#### WHAT YOU NEED TO DO:
Drop the images; return everything else in the listing below exactly.

(begin)

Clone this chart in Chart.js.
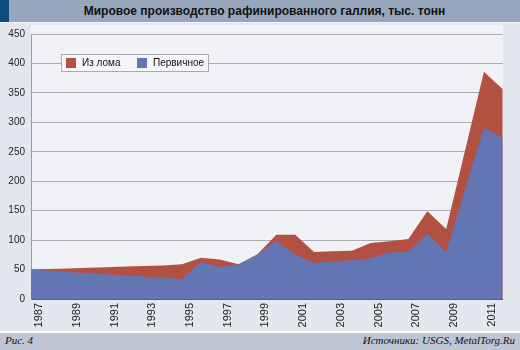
<!DOCTYPE html>
<html>
<head>
<meta charset="utf-8">
<script src="https://cdn.jsdelivr.net/npm/chart.js@4/dist/chart.umd.min.js"></script>
<style>
  html, body { margin: 0; padding: 0; }
  body { width: 520px; height: 350px; background: #e4e8ee; position: relative; overflow: hidden; font-family: "Liberation Sans", Arial, sans-serif; }
  #hdr { position: absolute; left: 0; top: 0; width: 520px; height: 22px; background: #98a6bd; }
  #strip { position: absolute; left: 0; top: 0; width: 9px; height: 22px; background: #0f4c7c; }
  #title { position: absolute; left: 9px; right: 0; top: 0; height: 22px; line-height: 22px; text-align: center; font-weight: bold; font-size: 12px; color: #111; }
  #sep { position: absolute; left: 0; top: 22px; width: 520px; height: 1px; background: #f4f6f9; }
  #wrap { position: absolute; left: 0; top: 22px; width: 520px; height: 309px; }
  #foot { position: absolute; left: 0; top: 331px; width: 520px; height: 19px; background: #bec6d4; border-top: 2px solid #ffffff; box-sizing: border-box; }
  #fl { position: absolute; left: 5px; top: 1px; font-family: "Liberation Serif", "DejaVu Serif", serif; font-style: italic; font-size: 11px; color: #111; }
  #fr { position: absolute; right: 5px; top: 1px; font-family: "Liberation Serif", "DejaVu Serif", serif; font-style: italic; font-size: 11px; color: #111; }
</style>
</head>
<body>
<div id="hdr"><div id="strip"></div><div id="title">Мировое производство рафинированного галлия, тыс. тонн</div></div>
<div id="sep"></div>
<div id="wrap"><canvas id="c" width="520" height="309"></canvas></div>
<div id="foot"><span id="fl">Рис. 4</span><span id="fr">Источники: USGS, MetalTorg.Ru</span></div>
<script>
const years = ["1987","1988","1989","1990","1991","1992","1993","1994","1995","1996","1997","1998","1999","2000","2001","2002","2003","2004","2005","2006","2007","2008","2009","2010","2011","2012"];
const primary = [50,48,46,44,42,40,38,36,34,63,54,59,75,99,75,61,64,66,69,79,80,111,80,185,291,274];
const scrap   = [0,3,6,9,12,15,18,21,25,7,13,0,1,10,34,19,17,16,26,19,22,38,39,67,95,82];
const yTicks = [0,50,100,150,200,250,300,350,400,450];
const seriesNames = ["Из лома", "Первичное"];
const colors = { scrap: "#b25142", primary: "#6475b4" };

const totals = primary.map((v, i) => v + scrap[i]);

const bgPlugin = {
  id: "bg",
  beforeDraw(chart) {
    const { ctx, chartArea: a } = chart;
    ctx.save();
    ctx.fillStyle = "#f0f2f6";
    ctx.fillRect(a.left, a.top - 9, a.right - a.left, a.bottom - a.top + 9);
    ctx.restore();
  }
};

const legendPlugin = {
  id: "boxLegend",
  afterDraw(chart) {
    const { ctx } = chart;
    const x0 = 61.5, y0 = 54.5 - 22, w = 147, h = 17;
    ctx.save();
    ctx.fillStyle = "#f5f6f9";
    ctx.fillRect(x0, y0, w, h);
    ctx.strokeStyle = "#a9abb2";
    ctx.lineWidth = 1;
    ctx.strokeRect(x0, y0, w, h);
    ctx.font = "10px 'Liberation Sans', Arial, sans-serif";
    ctx.textBaseline = "middle";
    ctx.fillStyle = colors.scrap;
    ctx.fillRect(66, y0 + 3.5, 10, 10);
    ctx.fillStyle = colors.primary;
    ctx.fillRect(137, y0 + 3.5, 10, 10);
    ctx.fillStyle = "#111";
    ctx.fillText(seriesNames[0], 82, y0 + h / 2 + 0.5);
    ctx.fillText(seriesNames[1], 153, y0 + h / 2 + 0.5);
    ctx.restore();
  }
};

new Chart(document.getElementById("c"), {
  type: "line",
  data: {
    labels: years,
    datasets: [
      { label: seriesNames[0], data: totals, backgroundColor: colors.scrap, borderWidth: 0, borderColor: colors.scrap, fill: "origin", pointRadius: 0, tension: 0, order: 2 },
      { label: seriesNames[1], data: primary, backgroundColor: colors.primary, borderWidth: 0, borderColor: colors.primary, fill: "origin", pointRadius: 0, tension: 0, order: 1 }
    ]
  },
  options: {
    responsive: false,
    animation: false,
    layout: { padding: { top: 12, right: 5, left: 0, bottom: 0 } },
    plugins: { legend: { display: false }, tooltip: { enabled: false }, title: { display: false } },
    scales: {
      x: {
        type: "category",
        offset: false,
        grid: { display: false, drawTicks: false },
        border: { display: true, color: "#4f5d92", width: 1 },
        ticks: {
          autoSkip: false, maxRotation: 90, minRotation: 90, labelOffset: 8, padding: 4,
          color: "#222", font: { family: "'Liberation Sans', Arial, sans-serif", size: 11 },
          callback: function(v, i) { return i % 2 === 0 ? years[i] : ""; }
        },
        afterFit(s) { s.height = 32; }
      },
      y: {
        min: 0, max: 450,
        afterBuildTicks(s) { s.ticks = yTicks.map(v => ({ value: v })); },
        grid: { color: "#aaacb3", drawTicks: false, lineWidth: 1 },
        border: { display: true, color: "#9a9ca4" },
        ticks: { padding: 6, color: "#222", font: { family: "'Liberation Sans', Arial, sans-serif", size: 10 } },
        afterFit(s) { s.width = 31; }
      }
    }
  },
  plugins: [bgPlugin, legendPlugin]
});
</script>
</body>
</html>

(end)

#### RESPONSE TO THE EXERCISE:
Clone this chart in Chart.js.
<!DOCTYPE html>
<html>
<head>
<meta charset="utf-8">
<script src="https://cdn.jsdelivr.net/npm/chart.js@4/dist/chart.umd.min.js"></script>
<style>
  html, body { margin: 0; padding: 0; }
  body { width: 520px; height: 350px; background: #e4e8ee; position: relative; overflow: hidden; font-family: "Liberation Sans", Arial, sans-serif; }
  #hdr { position: absolute; left: 0; top: 0; width: 520px; height: 22px; background: #98a6bd; }
  #strip { position: absolute; left: 0; top: 0; width: 9px; height: 22px; background: #0f4c7c; }
  #title { position: absolute; left: 9px; right: 0; top: 0; height: 22px; line-height: 22px; text-align: center; font-weight: bold; font-size: 12px; color: #111; }
  #sep { position: absolute; left: 0; top: 22px; width: 520px; height: 1px; background: #f4f6f9; }
  #wrap { position: absolute; left: 0; top: 22px; width: 520px; height: 309px; }
  #foot { position: absolute; left: 0; top: 331px; width: 520px; height: 19px; background: #bec6d4; border-top: 2px solid #ffffff; box-sizing: border-box; }
  #fl { position: absolute; left: 5px; top: 1px; font-family: "Liberation Serif", "DejaVu Serif", serif; font-style: italic; font-size: 11px; color: #111; }
  #fr { position: absolute; right: 5px; top: 1px; font-family: "Liberation Serif", "DejaVu Serif", serif; font-style: italic; font-size: 11px; color: #111; }
</style>
</head>
<body>
<div id="hdr"><div id="strip"></div><div id="title">Мировое производство рафинированного галлия, тыс. тонн</div></div>
<div id="sep"></div>
<div id="wrap"><canvas id="c" width="520" height="309"></canvas></div>
<div id="foot"><span id="fl">Рис. 4</span><span id="fr">Источники: USGS, MetalTorg.Ru</span></div>
<script>
const years = ["1987","1988","1989","1990","1991","1992","1993","1994","1995","1996","1997","1998","1999","2000","2001","2002","2003","2004","2005","2006","2007","2008","2009","2010","2011","2012"];
const primary = [50,48,46,44,42,40,38,36,34,63,54,59,75,99,75,61,64,66,69,79,80,111,80,185,291,274];
const scrap   = [0,3,6,9,12,15,18,21,25,7,13,0,1,10,34,19,17,16,26,19,22,38,39,67,95,82];
const yTicks = [0,50,100,150,200,250,300,350,400,450];
const seriesNames = ["Из лома", "Первичное"];
const colors = { scrap: "#b25142", primary: "#6475b4" };

const totals = primary.map((v, i) => v + scrap[i]);

const bgPlugin = {
  id: "bg",
  beforeDraw(chart) {
    const { ctx, chartArea: a } = chart;
    ctx.save();
    ctx.fillStyle = "#f0f2f6";
    ctx.fillRect(a.left, a.top - 9, a.right - a.left, a.bottom - a.top + 9);
    ctx.restore();
  }
};

const legendPlugin = {
  id: "boxLegend",
  afterDraw(chart) {
    const { ctx } = chart;
    const x0 = 61.5, y0 = 54.5 - 22, w = 147, h = 17;
    ctx.save();
    ctx.fillStyle = "#f5f6f9";
    ctx.fillRect(x0, y0, w, h);
    ctx.strokeStyle = "#a9abb2";
    ctx.lineWidth = 1;
    ctx.strokeRect(x0, y0, w, h);
    ctx.font = "10px 'Liberation Sans', Arial, sans-serif";
    ctx.textBaseline = "middle";
    ctx.fillStyle = colors.scrap;
    ctx.fillRect(66, y0 + 3.5, 10, 10);
    ctx.fillStyle = colors.primary;
    ctx.fillRect(137, y0 + 3.5, 10, 10);
    ctx.fillStyle = "#111";
    ctx.fillText(seriesNames[0], 82, y0 + h / 2 + 0.5);
    ctx.fillText(seriesNames[1], 153, y0 + h / 2 + 0.5);
    ctx.restore();
  }
};

new Chart(document.getElementById("c"), {
  type: "line",
  data: {
    labels: years,
    datasets: [
      { label: seriesNames[0], data: totals, backgroundColor: colors.scrap, borderWidth: 0, borderColor: colors.scrap, fill: "origin", pointRadius: 0, tension: 0, order: 2 },
      { label: seriesNames[1], data: primary, backgroundColor: colors.primary, borderWidth: 0, borderColor: colors.primary, fill: "origin", pointRadius: 0, tension: 0, order: 1 }
    ]
  },
  options: {
    responsive: false,
    animation: false,
    layout: { padding: { top: 12, right: 5, left: 0, bottom: 0 } },
    plugins: { legend: { display: false }, tooltip: { enabled: false }, title: { display: false } },
    scales: {
      x: {
        type: "category",
        offset: false,
        grid: { display: false, drawTicks: false },
        border: { display: true, color: "#4f5d92", width: 1 },
        ticks: {
          autoSkip: false, maxRotation: 90, minRotation: 90, labelOffset: 8, padding: 4,
          color: "#222", font: { family: "'Liberation Sans', Arial, sans-serif", size: 11 },
          callback: function(v, i) { return i % 2 === 0 ? years[i] : ""; }
        },
        afterFit(s) { s.height = 32; }
      },
      y: {
        min: 0, max: 450,
        afterBuildTicks(s) { s.ticks = yTicks.map(v => ({ value: v })); },
        grid: { color: "#aaacb3", drawTicks: false, lineWidth: 1 },
        border: { display: true, color: "#9a9ca4" },
        ticks: { padding: 6, color: "#222", font: { family: "'Liberation Sans', Arial, sans-serif", size: 10 } },
        afterFit(s) { s.width = 31; }
      }
    }
  },
  plugins: [bgPlugin, legendPlugin]
});
</script>
</body>
</html>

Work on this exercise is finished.